Work instructions>
Look through the lines and report how many include the word "matplotlib", giving nothing but the number.

[BEGIN Recorded data]

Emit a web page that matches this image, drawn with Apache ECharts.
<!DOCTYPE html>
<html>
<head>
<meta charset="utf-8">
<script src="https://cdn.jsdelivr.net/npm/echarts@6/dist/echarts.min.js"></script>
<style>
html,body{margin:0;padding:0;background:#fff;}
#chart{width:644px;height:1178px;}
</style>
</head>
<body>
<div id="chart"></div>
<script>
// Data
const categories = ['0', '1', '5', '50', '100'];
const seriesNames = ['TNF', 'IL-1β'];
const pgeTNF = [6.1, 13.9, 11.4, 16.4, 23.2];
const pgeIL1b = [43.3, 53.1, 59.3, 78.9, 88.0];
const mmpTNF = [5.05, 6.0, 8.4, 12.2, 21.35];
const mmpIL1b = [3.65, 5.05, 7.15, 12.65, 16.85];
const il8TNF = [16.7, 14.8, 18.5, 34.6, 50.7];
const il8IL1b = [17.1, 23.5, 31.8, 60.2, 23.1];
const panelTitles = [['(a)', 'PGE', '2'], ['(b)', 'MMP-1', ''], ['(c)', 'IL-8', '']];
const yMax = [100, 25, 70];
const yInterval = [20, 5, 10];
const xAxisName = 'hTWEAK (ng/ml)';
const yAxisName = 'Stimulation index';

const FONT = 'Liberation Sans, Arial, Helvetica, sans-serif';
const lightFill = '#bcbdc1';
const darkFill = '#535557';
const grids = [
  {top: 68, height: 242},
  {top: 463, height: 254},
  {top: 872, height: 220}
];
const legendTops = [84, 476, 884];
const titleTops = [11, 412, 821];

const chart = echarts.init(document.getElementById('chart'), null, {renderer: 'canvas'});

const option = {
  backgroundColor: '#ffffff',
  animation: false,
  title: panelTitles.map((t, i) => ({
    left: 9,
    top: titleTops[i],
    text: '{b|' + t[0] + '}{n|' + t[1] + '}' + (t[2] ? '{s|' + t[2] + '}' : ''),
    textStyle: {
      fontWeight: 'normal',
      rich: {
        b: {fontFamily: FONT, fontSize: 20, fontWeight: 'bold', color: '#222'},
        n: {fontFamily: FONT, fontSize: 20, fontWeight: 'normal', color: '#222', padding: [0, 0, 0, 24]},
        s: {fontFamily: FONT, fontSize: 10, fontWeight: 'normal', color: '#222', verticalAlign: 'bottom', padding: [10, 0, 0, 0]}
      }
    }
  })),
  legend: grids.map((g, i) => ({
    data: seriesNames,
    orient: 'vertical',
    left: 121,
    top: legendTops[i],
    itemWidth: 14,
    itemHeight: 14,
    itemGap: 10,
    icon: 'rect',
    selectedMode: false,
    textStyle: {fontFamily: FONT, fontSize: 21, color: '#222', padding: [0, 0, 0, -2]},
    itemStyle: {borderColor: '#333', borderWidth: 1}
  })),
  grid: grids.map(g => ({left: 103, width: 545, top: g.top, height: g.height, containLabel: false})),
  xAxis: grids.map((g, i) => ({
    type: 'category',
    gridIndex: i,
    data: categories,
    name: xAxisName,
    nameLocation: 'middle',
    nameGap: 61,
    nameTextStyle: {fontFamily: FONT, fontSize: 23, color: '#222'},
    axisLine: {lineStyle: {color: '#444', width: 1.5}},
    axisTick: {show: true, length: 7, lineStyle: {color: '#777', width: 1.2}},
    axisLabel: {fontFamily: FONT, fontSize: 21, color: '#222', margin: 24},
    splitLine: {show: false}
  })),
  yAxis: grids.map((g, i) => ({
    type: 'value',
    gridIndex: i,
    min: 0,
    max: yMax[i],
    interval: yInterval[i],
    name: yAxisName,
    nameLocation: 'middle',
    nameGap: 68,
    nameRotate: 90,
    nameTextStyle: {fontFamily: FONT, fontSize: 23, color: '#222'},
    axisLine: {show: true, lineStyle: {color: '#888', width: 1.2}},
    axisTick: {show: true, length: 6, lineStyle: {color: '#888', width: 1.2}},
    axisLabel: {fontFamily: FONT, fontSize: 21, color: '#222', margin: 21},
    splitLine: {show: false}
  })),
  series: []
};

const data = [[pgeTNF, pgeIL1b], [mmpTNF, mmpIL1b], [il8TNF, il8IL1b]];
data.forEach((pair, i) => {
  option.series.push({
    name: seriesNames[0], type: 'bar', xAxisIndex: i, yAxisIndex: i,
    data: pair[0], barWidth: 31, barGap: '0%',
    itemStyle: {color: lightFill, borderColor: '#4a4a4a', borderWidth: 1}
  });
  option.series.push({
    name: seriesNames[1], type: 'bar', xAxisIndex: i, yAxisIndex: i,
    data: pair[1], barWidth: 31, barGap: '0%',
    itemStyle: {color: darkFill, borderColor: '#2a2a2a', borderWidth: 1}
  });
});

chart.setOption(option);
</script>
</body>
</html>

[END Recorded data]
[BEGIN Recorded data]

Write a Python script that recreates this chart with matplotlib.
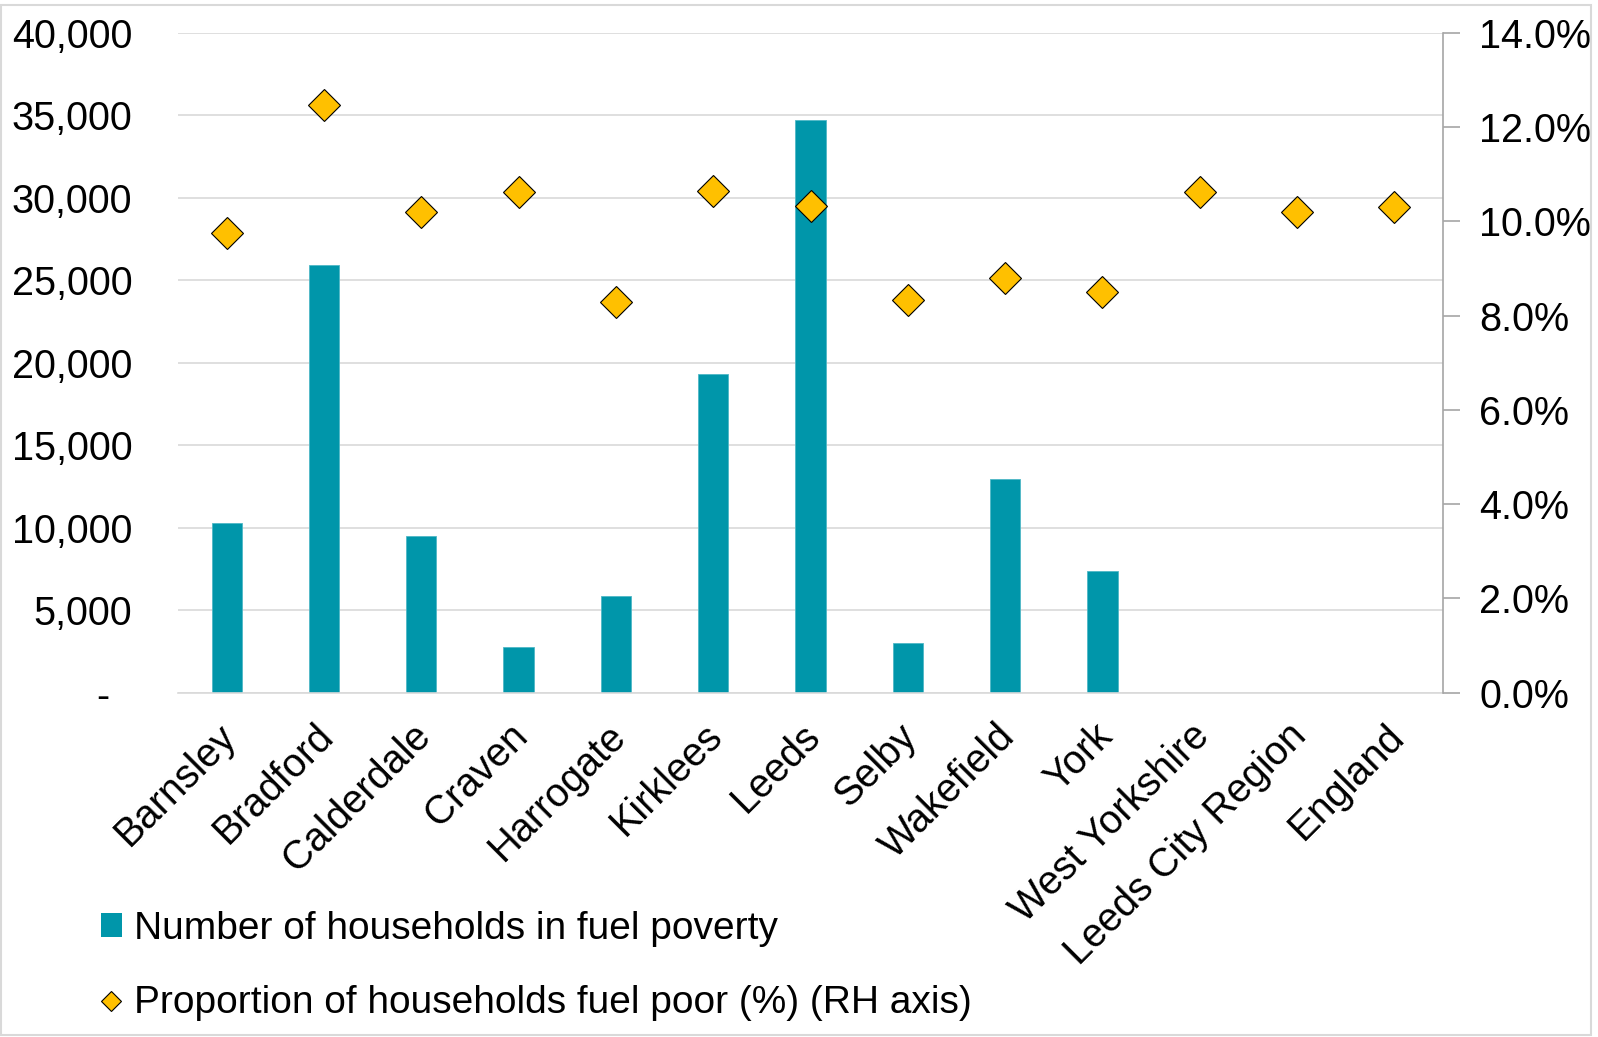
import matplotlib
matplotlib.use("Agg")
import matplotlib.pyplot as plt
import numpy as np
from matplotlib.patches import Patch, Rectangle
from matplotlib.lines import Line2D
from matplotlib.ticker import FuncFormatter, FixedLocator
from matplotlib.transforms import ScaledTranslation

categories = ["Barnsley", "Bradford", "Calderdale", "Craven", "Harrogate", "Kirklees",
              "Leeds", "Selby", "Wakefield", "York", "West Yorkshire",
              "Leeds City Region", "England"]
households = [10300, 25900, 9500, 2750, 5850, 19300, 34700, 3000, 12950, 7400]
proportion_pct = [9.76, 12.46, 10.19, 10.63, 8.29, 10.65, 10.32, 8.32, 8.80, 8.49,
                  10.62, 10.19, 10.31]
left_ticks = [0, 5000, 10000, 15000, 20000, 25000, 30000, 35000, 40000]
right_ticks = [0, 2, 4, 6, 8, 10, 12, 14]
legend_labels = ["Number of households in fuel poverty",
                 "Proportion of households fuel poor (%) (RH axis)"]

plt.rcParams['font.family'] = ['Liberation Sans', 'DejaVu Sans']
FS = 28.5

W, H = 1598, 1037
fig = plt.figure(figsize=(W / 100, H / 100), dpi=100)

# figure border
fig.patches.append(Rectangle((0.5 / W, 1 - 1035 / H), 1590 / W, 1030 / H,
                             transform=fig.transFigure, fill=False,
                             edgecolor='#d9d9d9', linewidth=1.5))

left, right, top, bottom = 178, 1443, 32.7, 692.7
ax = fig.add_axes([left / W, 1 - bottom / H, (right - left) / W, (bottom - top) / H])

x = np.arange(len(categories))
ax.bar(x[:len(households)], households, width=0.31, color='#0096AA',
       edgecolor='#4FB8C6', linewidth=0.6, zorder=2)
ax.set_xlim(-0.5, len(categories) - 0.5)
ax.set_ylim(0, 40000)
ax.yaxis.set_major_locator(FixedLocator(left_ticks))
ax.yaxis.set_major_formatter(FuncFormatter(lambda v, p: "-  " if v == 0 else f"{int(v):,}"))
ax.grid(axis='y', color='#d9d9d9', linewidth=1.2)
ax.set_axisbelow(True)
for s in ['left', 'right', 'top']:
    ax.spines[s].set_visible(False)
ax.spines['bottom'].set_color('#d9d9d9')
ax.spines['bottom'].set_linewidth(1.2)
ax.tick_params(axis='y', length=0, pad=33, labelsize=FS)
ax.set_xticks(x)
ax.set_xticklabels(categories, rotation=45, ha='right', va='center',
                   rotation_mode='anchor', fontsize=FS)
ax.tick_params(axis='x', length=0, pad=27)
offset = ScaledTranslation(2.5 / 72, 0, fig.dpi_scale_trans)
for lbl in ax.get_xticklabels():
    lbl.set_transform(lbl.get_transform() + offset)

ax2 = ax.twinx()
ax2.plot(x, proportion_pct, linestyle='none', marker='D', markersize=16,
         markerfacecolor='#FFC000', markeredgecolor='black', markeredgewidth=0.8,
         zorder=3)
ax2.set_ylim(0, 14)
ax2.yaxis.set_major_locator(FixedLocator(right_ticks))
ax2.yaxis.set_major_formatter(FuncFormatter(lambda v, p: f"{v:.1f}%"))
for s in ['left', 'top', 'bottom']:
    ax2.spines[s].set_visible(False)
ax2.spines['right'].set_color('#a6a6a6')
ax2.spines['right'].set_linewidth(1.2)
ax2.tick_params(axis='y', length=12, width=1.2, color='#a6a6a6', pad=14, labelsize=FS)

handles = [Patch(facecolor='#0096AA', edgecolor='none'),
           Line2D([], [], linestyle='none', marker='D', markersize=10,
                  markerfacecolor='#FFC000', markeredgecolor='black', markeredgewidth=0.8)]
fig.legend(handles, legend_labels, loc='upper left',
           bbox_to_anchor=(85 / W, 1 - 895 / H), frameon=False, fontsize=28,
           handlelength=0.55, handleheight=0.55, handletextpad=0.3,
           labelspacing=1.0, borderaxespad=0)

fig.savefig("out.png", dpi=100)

[END Recorded data]
[BEGIN Recorded data]

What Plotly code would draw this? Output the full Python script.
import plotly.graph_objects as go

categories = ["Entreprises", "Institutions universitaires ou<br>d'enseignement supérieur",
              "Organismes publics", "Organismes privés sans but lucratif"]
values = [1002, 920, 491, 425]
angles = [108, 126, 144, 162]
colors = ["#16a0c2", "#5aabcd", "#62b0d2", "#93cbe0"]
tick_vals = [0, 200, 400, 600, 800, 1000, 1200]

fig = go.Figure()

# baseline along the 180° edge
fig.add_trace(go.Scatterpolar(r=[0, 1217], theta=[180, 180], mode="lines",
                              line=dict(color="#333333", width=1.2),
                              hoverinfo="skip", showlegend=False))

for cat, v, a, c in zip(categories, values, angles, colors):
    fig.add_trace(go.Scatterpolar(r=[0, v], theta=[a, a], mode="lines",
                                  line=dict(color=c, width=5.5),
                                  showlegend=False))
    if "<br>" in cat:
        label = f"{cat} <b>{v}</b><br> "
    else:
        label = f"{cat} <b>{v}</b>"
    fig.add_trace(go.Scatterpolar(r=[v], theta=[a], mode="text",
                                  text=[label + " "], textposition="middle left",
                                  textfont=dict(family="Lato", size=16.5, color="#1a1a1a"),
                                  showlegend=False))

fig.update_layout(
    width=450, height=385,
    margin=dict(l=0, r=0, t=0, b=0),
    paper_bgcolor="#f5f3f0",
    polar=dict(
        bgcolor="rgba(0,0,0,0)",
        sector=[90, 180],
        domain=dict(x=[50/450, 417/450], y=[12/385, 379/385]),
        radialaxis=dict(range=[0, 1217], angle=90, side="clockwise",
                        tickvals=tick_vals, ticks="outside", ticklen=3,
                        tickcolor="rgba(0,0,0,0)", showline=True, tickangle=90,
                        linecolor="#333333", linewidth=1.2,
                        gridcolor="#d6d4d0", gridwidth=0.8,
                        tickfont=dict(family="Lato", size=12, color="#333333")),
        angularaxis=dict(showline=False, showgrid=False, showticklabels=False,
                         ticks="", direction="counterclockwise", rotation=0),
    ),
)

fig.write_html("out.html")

[END Recorded data]

Written answer>
8